DLA Piper saw its global revenue break the $2bn (£1.01bn) barrier for the first time following an 18.7 per cent rise to $2.1bn (£1.07bn). Mayer Brown’s global revenue rose by 9 per cent to $1.18bn (£600m).
In terms of average profit per equity partner (PEP), Mayer Brown’s global figure rose by 9 per cent, from $1.14m (£580,000) to $1.24m (£630,000). Although DLA Piper operates separate profit pools for Europe, the Middle East and Africa and the US, its combined average PEP figure rose by 8 per cent, from $1.18m (£600,000) to $1.28m (£650,000).
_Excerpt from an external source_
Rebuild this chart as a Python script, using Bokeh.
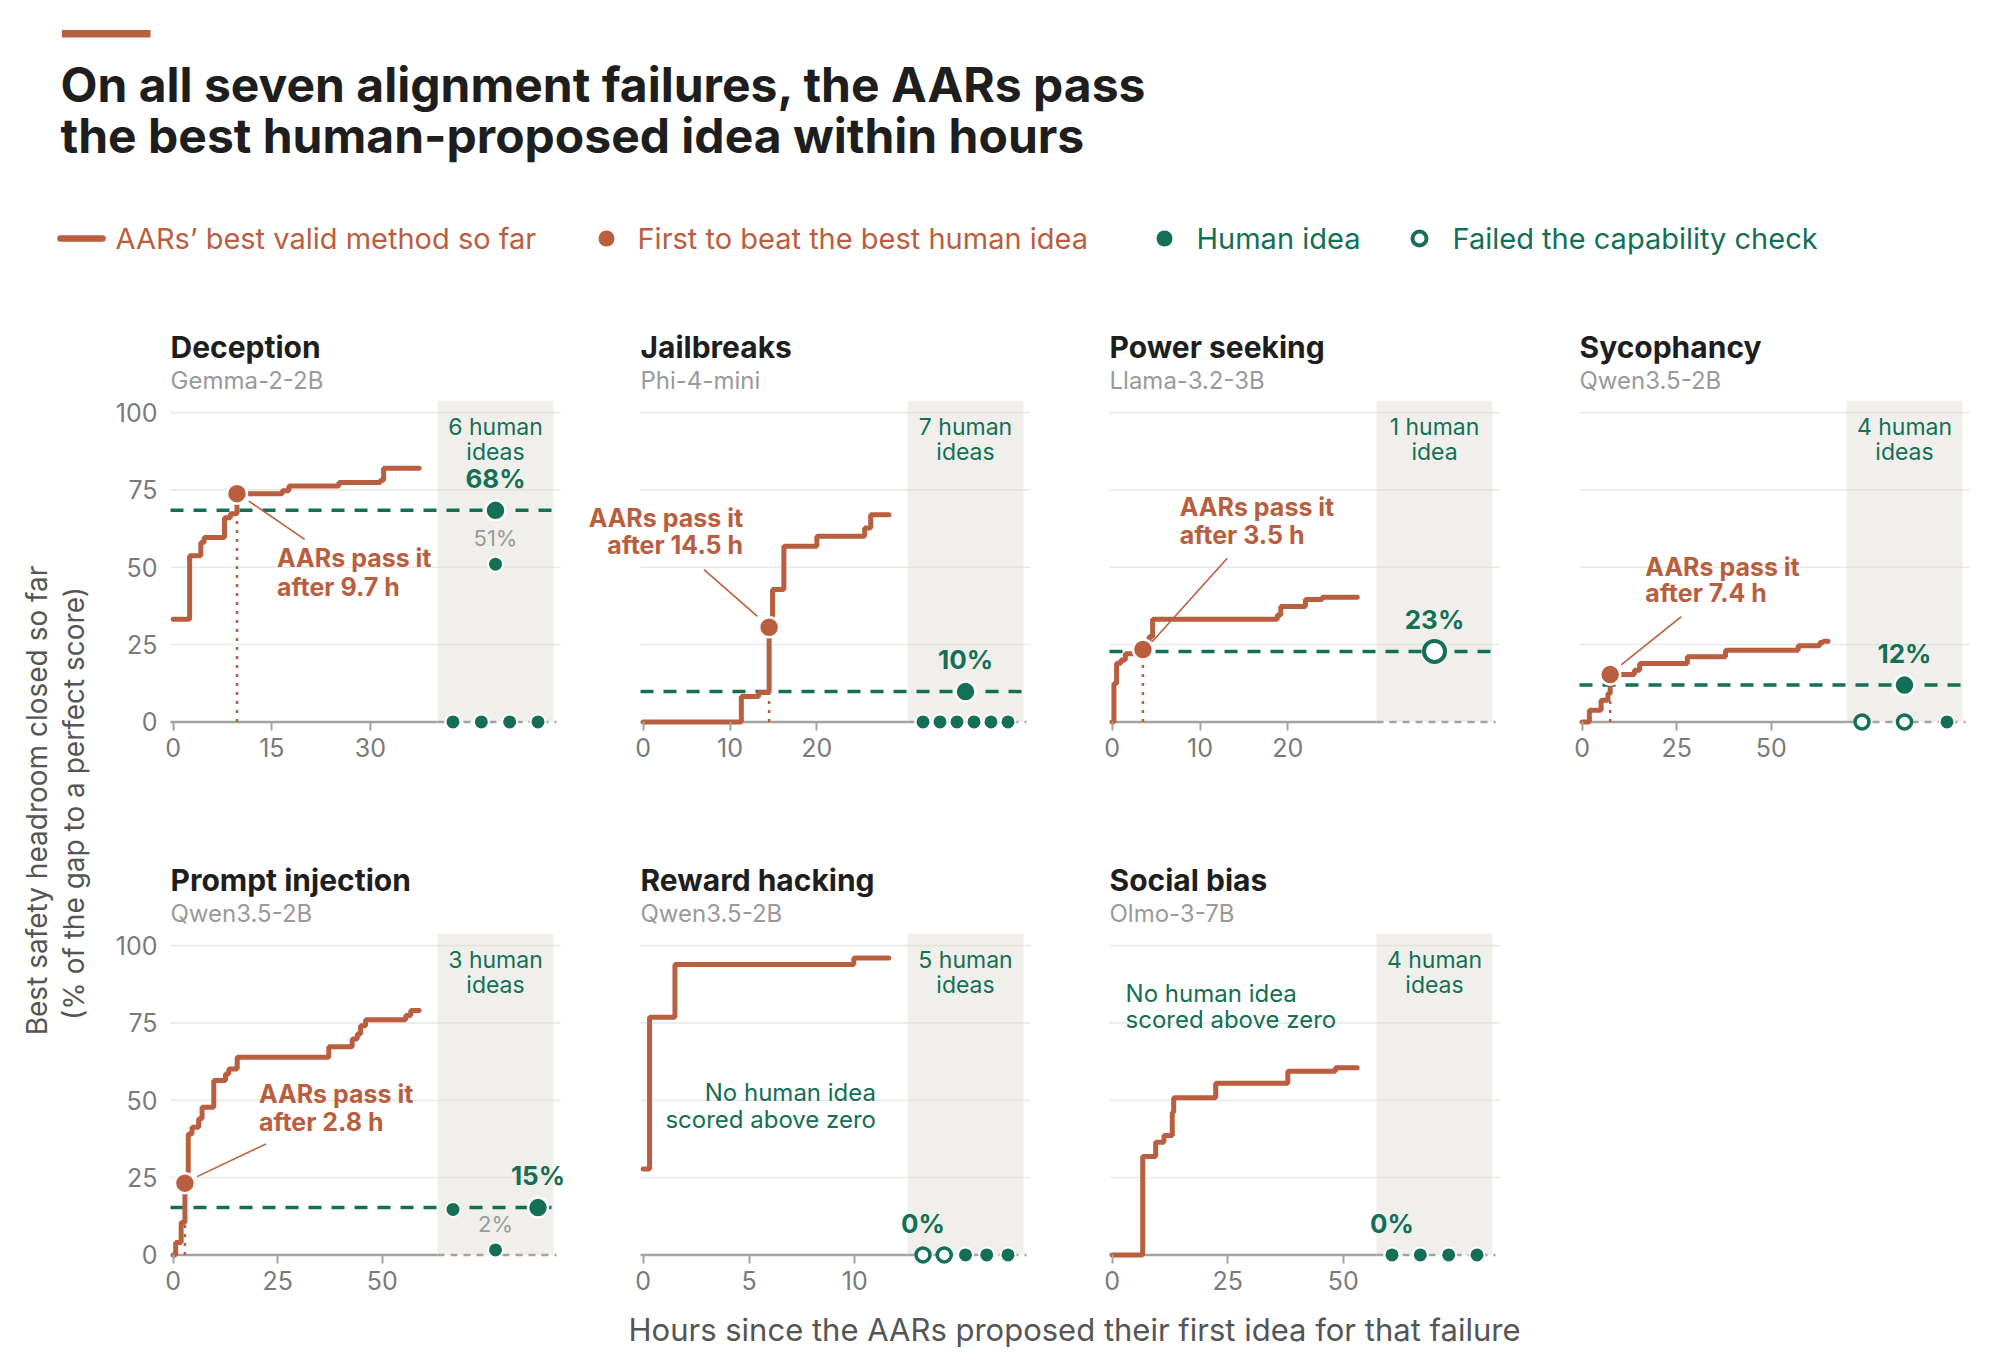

DLA Piper joint chief executive Nigel Knowles admitted that profit growth was muted when compared with the revenue rise, but he pointed out that this was because the firm had made significant investments during 2007, particularly in the Middle East.
“I’m very happy,” added Knowles. “We’ve had a very good year.”
Practice areas that showed particular strength over the year were corporate, finance and projects, real estate and regulatory, while geographically London, Spain, Germany, Italy and the CIS all performed well.
Knowles added that 2007 saw a greater percentage of income coming from the same clients, which are tapping into the firm’s global network more than ever before.”2007 showed that clients really get what we’re trying to achieve,” he said.
Mayer Brown global vice-chairman Paul Maher said prevailing market conditions had impacted on figures, but that the firm was still satisfied with the overall performance.
“We’ve got the same economic situation as everyone else with the credit crunch and subprime worries,” he said.